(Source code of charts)
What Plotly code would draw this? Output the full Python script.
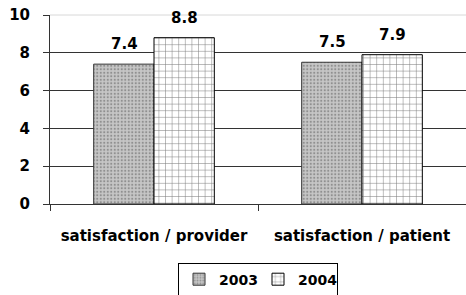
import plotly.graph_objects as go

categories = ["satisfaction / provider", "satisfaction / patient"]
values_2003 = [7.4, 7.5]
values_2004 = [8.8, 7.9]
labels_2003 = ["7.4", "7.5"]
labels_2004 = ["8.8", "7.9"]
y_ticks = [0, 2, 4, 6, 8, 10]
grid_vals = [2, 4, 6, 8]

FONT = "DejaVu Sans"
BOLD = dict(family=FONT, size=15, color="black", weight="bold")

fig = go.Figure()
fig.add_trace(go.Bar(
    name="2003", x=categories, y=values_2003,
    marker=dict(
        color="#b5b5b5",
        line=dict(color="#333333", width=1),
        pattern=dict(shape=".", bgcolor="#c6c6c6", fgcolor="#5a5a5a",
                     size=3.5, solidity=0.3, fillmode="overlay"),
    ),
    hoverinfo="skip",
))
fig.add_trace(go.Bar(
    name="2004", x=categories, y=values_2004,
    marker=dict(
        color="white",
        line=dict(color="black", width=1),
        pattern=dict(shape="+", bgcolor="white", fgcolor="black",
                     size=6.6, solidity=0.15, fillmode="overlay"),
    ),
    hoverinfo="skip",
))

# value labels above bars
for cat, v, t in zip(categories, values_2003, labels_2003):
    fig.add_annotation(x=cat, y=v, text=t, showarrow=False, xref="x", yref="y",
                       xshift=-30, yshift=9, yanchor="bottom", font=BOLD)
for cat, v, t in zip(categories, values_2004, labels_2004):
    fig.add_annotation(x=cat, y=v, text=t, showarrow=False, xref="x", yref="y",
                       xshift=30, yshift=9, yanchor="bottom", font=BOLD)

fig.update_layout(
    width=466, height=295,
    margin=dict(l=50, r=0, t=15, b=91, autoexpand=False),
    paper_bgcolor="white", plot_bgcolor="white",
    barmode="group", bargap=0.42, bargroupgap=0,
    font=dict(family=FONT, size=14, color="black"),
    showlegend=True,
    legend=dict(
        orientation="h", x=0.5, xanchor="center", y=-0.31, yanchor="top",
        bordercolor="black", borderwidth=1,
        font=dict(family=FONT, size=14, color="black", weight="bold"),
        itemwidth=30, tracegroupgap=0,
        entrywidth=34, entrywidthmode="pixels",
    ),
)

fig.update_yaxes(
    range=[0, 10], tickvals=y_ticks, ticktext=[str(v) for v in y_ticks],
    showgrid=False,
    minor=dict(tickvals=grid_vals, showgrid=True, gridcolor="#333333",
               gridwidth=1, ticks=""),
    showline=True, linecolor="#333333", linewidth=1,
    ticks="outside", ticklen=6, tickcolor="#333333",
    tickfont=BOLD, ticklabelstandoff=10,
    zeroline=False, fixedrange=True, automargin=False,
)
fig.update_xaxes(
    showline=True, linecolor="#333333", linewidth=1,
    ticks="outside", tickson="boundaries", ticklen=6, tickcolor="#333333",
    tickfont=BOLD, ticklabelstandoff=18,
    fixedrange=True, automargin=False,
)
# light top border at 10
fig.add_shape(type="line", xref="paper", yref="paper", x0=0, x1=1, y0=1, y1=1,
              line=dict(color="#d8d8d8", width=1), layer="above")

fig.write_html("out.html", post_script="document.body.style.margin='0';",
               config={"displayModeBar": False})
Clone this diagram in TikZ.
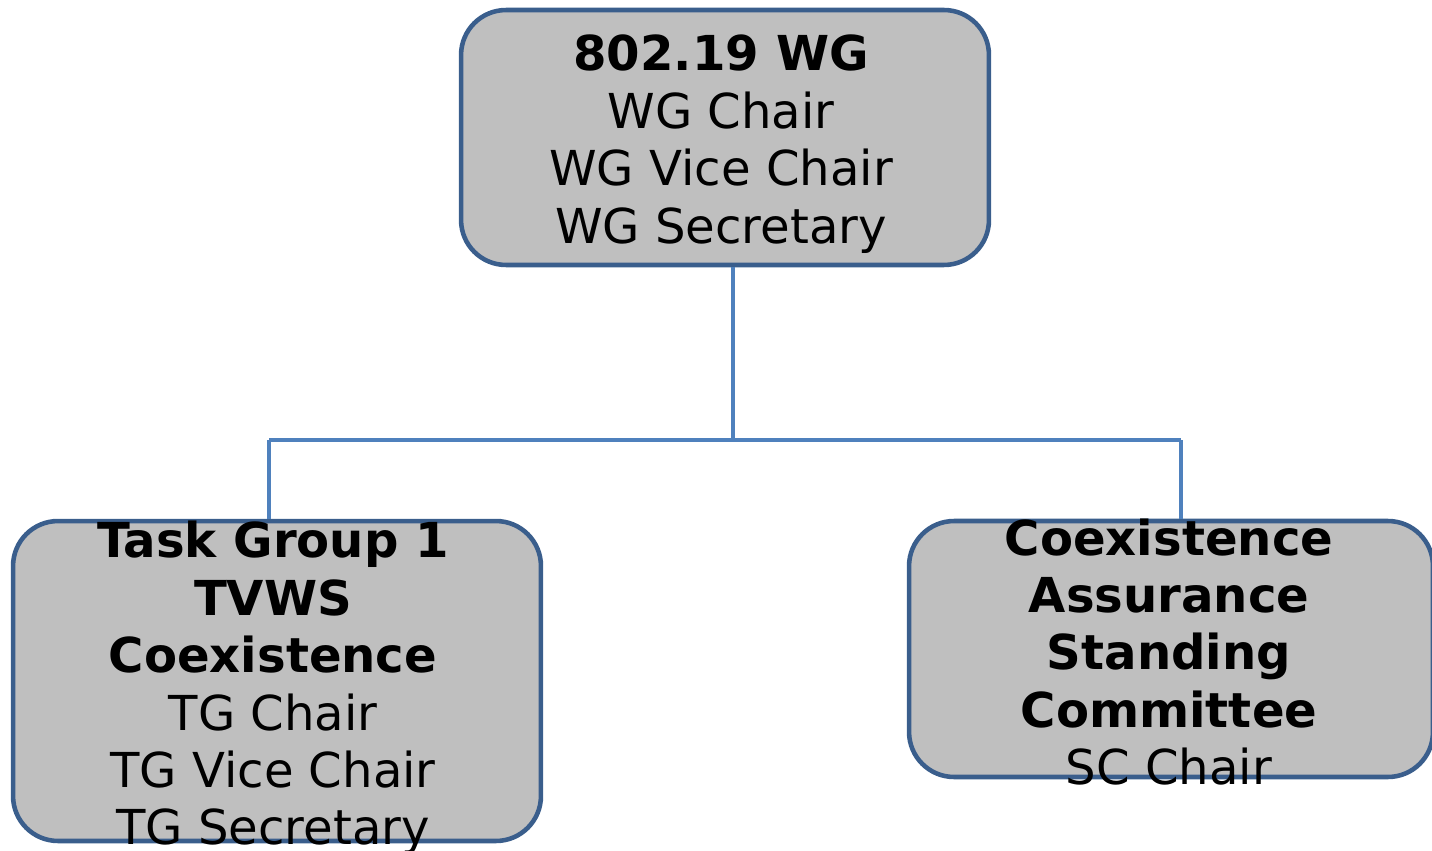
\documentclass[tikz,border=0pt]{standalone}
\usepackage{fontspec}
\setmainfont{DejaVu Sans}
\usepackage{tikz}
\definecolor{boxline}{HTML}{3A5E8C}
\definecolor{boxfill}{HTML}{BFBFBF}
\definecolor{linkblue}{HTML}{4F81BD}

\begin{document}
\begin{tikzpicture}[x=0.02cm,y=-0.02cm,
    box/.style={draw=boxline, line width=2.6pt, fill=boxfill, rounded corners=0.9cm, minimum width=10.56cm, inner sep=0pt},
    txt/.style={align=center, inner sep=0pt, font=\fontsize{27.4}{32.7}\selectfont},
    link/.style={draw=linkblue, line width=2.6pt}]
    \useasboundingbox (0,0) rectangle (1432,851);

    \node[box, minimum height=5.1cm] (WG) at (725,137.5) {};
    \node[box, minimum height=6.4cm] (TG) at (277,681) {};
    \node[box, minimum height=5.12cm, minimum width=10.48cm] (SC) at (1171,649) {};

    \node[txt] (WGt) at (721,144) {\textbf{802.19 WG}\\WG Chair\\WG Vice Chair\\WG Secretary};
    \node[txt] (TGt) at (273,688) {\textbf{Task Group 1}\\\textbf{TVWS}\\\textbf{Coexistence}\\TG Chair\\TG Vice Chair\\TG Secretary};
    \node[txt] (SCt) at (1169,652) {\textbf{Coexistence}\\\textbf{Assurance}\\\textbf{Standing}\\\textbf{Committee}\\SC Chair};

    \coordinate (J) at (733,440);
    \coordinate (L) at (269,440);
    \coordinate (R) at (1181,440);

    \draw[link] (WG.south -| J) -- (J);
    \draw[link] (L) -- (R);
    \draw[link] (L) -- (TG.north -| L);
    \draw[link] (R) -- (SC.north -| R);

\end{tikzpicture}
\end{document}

**Required work**
Take the stretch from the line containing "Clone this diagram in TikZ." through the line containing "(0,0) rectangle (1432,851);" and reproduce it exactly, both ends included. Omit the pictures.

**Reply to the task**
Clone this diagram in TikZ.
\documentclass[tikz,border=0pt]{standalone}
\usepackage{fontspec}
\setmainfont{DejaVu Sans}
\usepackage{tikz}
\definecolor{boxline}{HTML}{3A5E8C}
\definecolor{boxfill}{HTML}{BFBFBF}
\definecolor{linkblue}{HTML}{4F81BD}

\begin{document}
\begin{tikzpicture}[x=0.02cm,y=-0.02cm,
    box/.style={draw=boxline, line width=2.6pt, fill=boxfill, rounded corners=0.9cm, minimum width=10.56cm, inner sep=0pt},
    txt/.style={align=center, inner sep=0pt, font=\fontsize{27.4}{32.7}\selectfont},
    link/.style={draw=linkblue, line width=2.6pt}]
    \useasboundingbox (0,0) rectangle (1432,851);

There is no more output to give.